Logarithmic properties are essential tools in simplifying and solving logarithmic equations. The property used in this exercise is the product property of logarithms. It states that the sum of two logarithms with the same base can be rewritten as a single logarithm of the product of their arguments:

• \( \log_b A + \log_b B = \log_b (A \times B) \)

In this problem, the logarithmic property helps us combine the logs:

• Given \( \log_6(x+5) + \log_6 x = 2 \)
• We combine into \( \log_6((x+5)x) = 2 \)

This property simplifies the equation and makes it possible to solve for \(x\) more easily. Knowing and applying these properties allows for efficient manipulation of logarithmic terms.

Changing a logarithmic expression to exponential form is a critical step in solving these types of equations. The idea is that if \( \log_b A = C \), it can be expressed in exponential form as:

• \( b^C = A \)

In the given exercise, after combining the logarithms, we have:

• \( \log_6((x+5)x) = 2 \)

This can be converted to exponential form:

• \( (x+5)x = 6^2 \)
• Calculating \(6^2\), we find \(36\)

The exponential form transitions the problem from a logarithmic equation to an algebraic equation, easily solved using familiar techniques.

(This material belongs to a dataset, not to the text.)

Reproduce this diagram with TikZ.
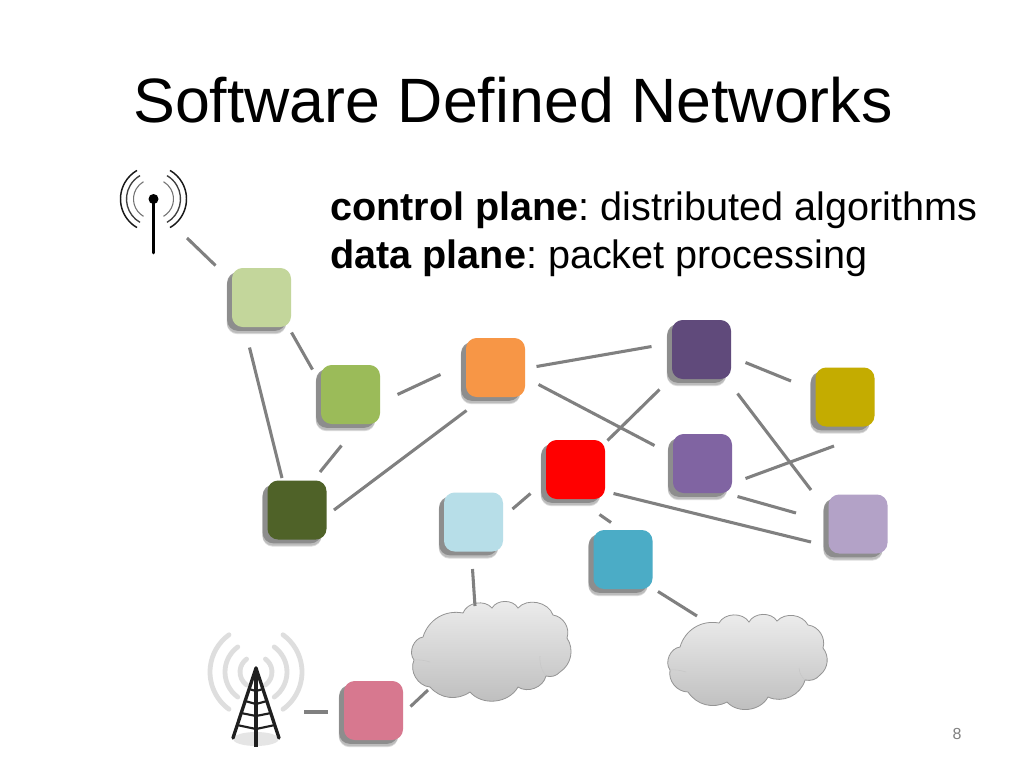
\documentclass[tikz,border=0pt]{standalone}
\usepackage{fontspec}
\setmainfont{Liberation Sans}
\usetikzlibrary{calc}
\frenchspacing
\definecolor{cLightgreen}{HTML}{C3D69B}
\definecolor{cGreen}{HTML}{9BBB59}
\definecolor{cOrange}{HTML}{F79646}
\definecolor{cDarkpurple}{HTML}{604A7B}
\definecolor{cGold}{HTML}{C4AC00}
\definecolor{cPurple}{HTML}{8064A2}
\definecolor{cLilac}{HTML}{B3A2C7}
\definecolor{cDarkgreen}{HTML}{4F6228}
\definecolor{cLightblue}{HTML}{B7DEE8}
\definecolor{cTeal}{HTML}{4BACC6}
\definecolor{cPink}{HTML}{D7788F}
\tikzset{
  box/.style={rectangle,rounded corners=8pt,minimum size=44.25pt,inner sep=0pt,fill=#1},
  softshadow/.style={rectangle,rounded corners=8pt,minimum size=44.5pt,inner sep=0pt,fill=black,opacity=.14},
  hardshadow/.style={rectangle,rounded corners=8pt,minimum size=44pt,inner sep=0pt,fill=black!48,opacity=.85},
  link/.style={draw=black!50,line width=2.3pt},
  cloudshape/.style={draw=black!42,line width=.6pt,top color=black!7,bottom color=black!26},
  cloudinner/.style={draw=black!22,line width=.4pt},
  bl/.style={bend left=#1},
  title/.style={anchor=base west,inner sep=0pt,font=\fontsize{47pt}{48pt}\selectfont},
  body/.style={anchor=base west,inner sep=0pt,font=\fontsize{29.7pt}{30pt}\selectfont},
  wave/.style={line cap=round,draw=black!#1},
  mast/.style={draw=black!88,line cap=round},
}
% place a square with its offset shadow
\newcommand{\squarenode}[4]{%
  \node[softshadow] at (#2-5,#3+7) {};
  \node[softshadow] at (#2-5,#3+6) {};
  \node[hardshadow] at (#2-5,#3+4) {};
  \node[box=#4] (#1) at (#2,#3) {};
}
% connector between two named nodes, with end offsets from their centres
\newcommand{\lnk}[6]{%
  \draw[link] ($(#1)+(#2,#3)$) -- ($(#4)+(#5,#6)$);
}
\begin{document}
\begin{tikzpicture}[x=.75pt,y=-.75pt]
\useasboundingbox (0,0) rectangle (1024,768);
\fill[white] (0,0) rectangle (1024,768);

\node[title] (ttl) at (133,122) {Software Defined Networks};
\node[body] (l1) at (330,220) {\textbf{control plane}: distributed algorithms};
\node[body] (l2) at (330,268) {\textbf{data plane}: packet processing};
\node[anchor=base,inner sep=0pt,text=black!50,font=\fontsize{12pt}{12pt}\selectfont] (pg) at (957,739) {8};

% small antenna
\node[circle,fill=black,minimum size=7.5pt,inner sep=0pt] (ant) at (153.5,199) {};
\draw[black,line width=2.1pt,line cap=round] (ant.center) -- (153.5,253);
\foreach \r/\g/\w in {20/55/.8,27/75/1,33/90/1.1}{
  \draw[draw=black!\g,line width=\w pt] (153.5,199)+(120:\r) arc[start angle=120,end angle=240,radius=\r];
  \draw[draw=black!\g,line width=\w pt] (153.5,199)+(60:\r) arc[start angle=60,end angle=-60,radius=\r];
}

% tower
\coordinate (tw) at (256,672);
\foreach \r in {16,31,46}{
  \draw[wave=13,line width=3.6pt] (tw)+(126:\r) arc[start angle=126,end angle=234,radius=\r];
  \draw[wave=13,line width=3.6pt] (tw)+(54:\r) arc[start angle=54,end angle=-54,radius=\r];
}
\fill[black!10] (256,739) ellipse[x radius=23,y radius=7];
\draw[mast,line width=2.5pt] (256,668) -- (233,738);
\draw[mast,line width=2.5pt] (256,668) -- (279,738);
\draw[mast,line width=3.4pt,line cap=butt] (256,668) -- (256,747);
\draw[mast,line width=1.6pt] (249,689) -- (256,691) -- (263,689);
\draw[mast,line width=1.6pt] (245,701) -- (256,704) -- (267,701);
\draw[mast,line width=1.6pt] (241,713) -- (256,716) -- (271,713);
\draw[mast,line width=1.6pt] (237,725) -- (256,729) -- (275,725);

% clouds
\path[cloudshape] (423,637) to[bl=42] (463,613) to[bl=60] (492,608) to[bl=60] (518,608) to[bl=60] (553,615)
  to[bl=50] (567,638) to[bl=45] (560,672) to[bl=30] (546,676) to[bl=55] (518,687) to[bl=55] (470,692)
  to[bl=42] (430,687) to[bl=55] (414,660) to[bl=60] (423,637) -- cycle;
\node[inner sep=0pt,minimum size=0pt] (cloudL) at (490,650) {};
\draw[cloudinner] (414,660) to[bend left=10] (430,662);
\draw[cloudinner] (546,676) to[bend left=20] (540,656);
\path[cloudshape] (680,647) to[bl=42] (719,623) to[bl=60] (749,622) to[bl=60] (777,621) to[bl=55] (808,625)
  to[bl=50] (823,648) to[bl=45] (820,675) to[bl=30] (805,680) to[bl=50] (768,697) to[bl=55] (727,702)
  to[bl=42] (688,692) to[bl=50] (670,670) to[bl=60] (680,647) -- cycle;
\node[inner sep=0pt,minimum size=0pt] (cloudR) at (746,660) {};
\draw[cloudinner] (670,670) to[bend left=10] (686,672);
\draw[cloudinner] (805,680) to[bend left=20] (799,668);

% connectors
\coordinate (antc) at (153.5,199);
\coordinate (towc) at (256,700);

\squarenode{lightgreen}{261.5}{297.5}{cLightgreen}
\squarenode{green}{350.5}{394.5}{cGreen}
\squarenode{orange}{495.5}{367.5}{cOrange}
\squarenode{darkpurple}{701.5}{349.5}{cDarkpurple}
\squarenode{gold}{845}{397}{cGold}
\squarenode{red}{575.5}{469.5}{red}
\squarenode{purple}{702.5}{463.5}{cPurple}
\squarenode{lilac}{858}{524}{cLilac}
\squarenode{darkgreen}{297}{510}{cDarkgreen}
\squarenode{lightblue}{473.5}{522}{cLightblue}
\squarenode{teal}{623}{559.5}{cTeal}
\squarenode{pink}{373.5}{710.5}{cPink}

\lnk{antc}{33.5}{39}{lightgreen}{-46}{-32}
\lnk{lightgreen}{30}{35}{green}{-38}{-25}
\lnk{lightgreen}{-12}{50}{darkgreen}{-15}{-32}
\lnk{green}{-9}{51}{darkgreen}{23}{-38}
\lnk{green}{47}{0}{orange}{-55}{7}
\lnk{darkgreen}{37}{0}{orange}{-29}{43}
\lnk{orange}{41}{-1}{darkpurple}{-50}{-3}
\lnk{orange}{43}{17}{purple}{-48}{-18}
\lnk{darkpurple}{44}{13}{gold}{-54}{-16}
\lnk{darkpurple}{-42}{40}{red}{32}{-29}
\lnk{darkpurple}{36}{44}{lilac}{-47}{-34}
\lnk{purple}{43}{15}{gold}{-11}{49}
\lnk{purple}{35}{33}{lilac}{-62}{-11}
\lnk{red}{38}{24}{lilac}{-47}{18}
\lnk{red}{-45}{24}{lightblue}{39}{-13}
\lnk{red}{24}{45}{teal}{-12}{-37}
\lnk{lightblue}{-1}{47}{cloudL}{-15}{-44}
\lnk{teal}{35}{32}{cloudR}{-49}{-44}
\lnk{towc}{48}{12}{pink}{-46}{1.5}
\lnk{pink}{37}{-4}{cloudL}{-62}{40}
\end{tikzpicture}
\end{document}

When the logarithmic equation is transformed to an algebraic one, it results in a quadratic equation. A quadratic equation has the standard form:

• \( ax^2 + bx + c = 0 \)

For this particular exercise, substituting into the equation of the form gives:

• \( x^2 + 5x = 36 \)

Rearranging terms, we get:

• \( x^2 + 5x - 36 = 0 \)

Quadratic equations can be solved through various methods like factoring, completing the square, or using the quadratic formula. In this exercise, the quadratic equation is solved by factoring.

Factoring is a method used to solve quadratic equations. It involves rewriting the equation in terms of its roots or factors. Here, factors of the quadratic \(x^2 + 5x - 36\) are required such that they multiply to \(-36\) and add to \(5\). The steps are as follows:

• Identify two numbers that multiply to \(-36\) and sum to \(5\): \(9\) and \(-4\)
• Rewrite the quadratic equation as a product of its factors: \((x+9)(x-4) = 0\)

Now, by setting each factor equal to zero and solving, \(x+9 = 0\) or \(x-4 = 0\), we find the solutions: \(x = -9\) and \(x = 4\). A crucial final step is to check for valid solutions by substituting them back into the original equation. This ensures no errors due to the nature of logarithms' domains. Here, \(x = 4\) is valid, while \(x = -9\) is not, as negatives aren't permissible in logs with real number bases.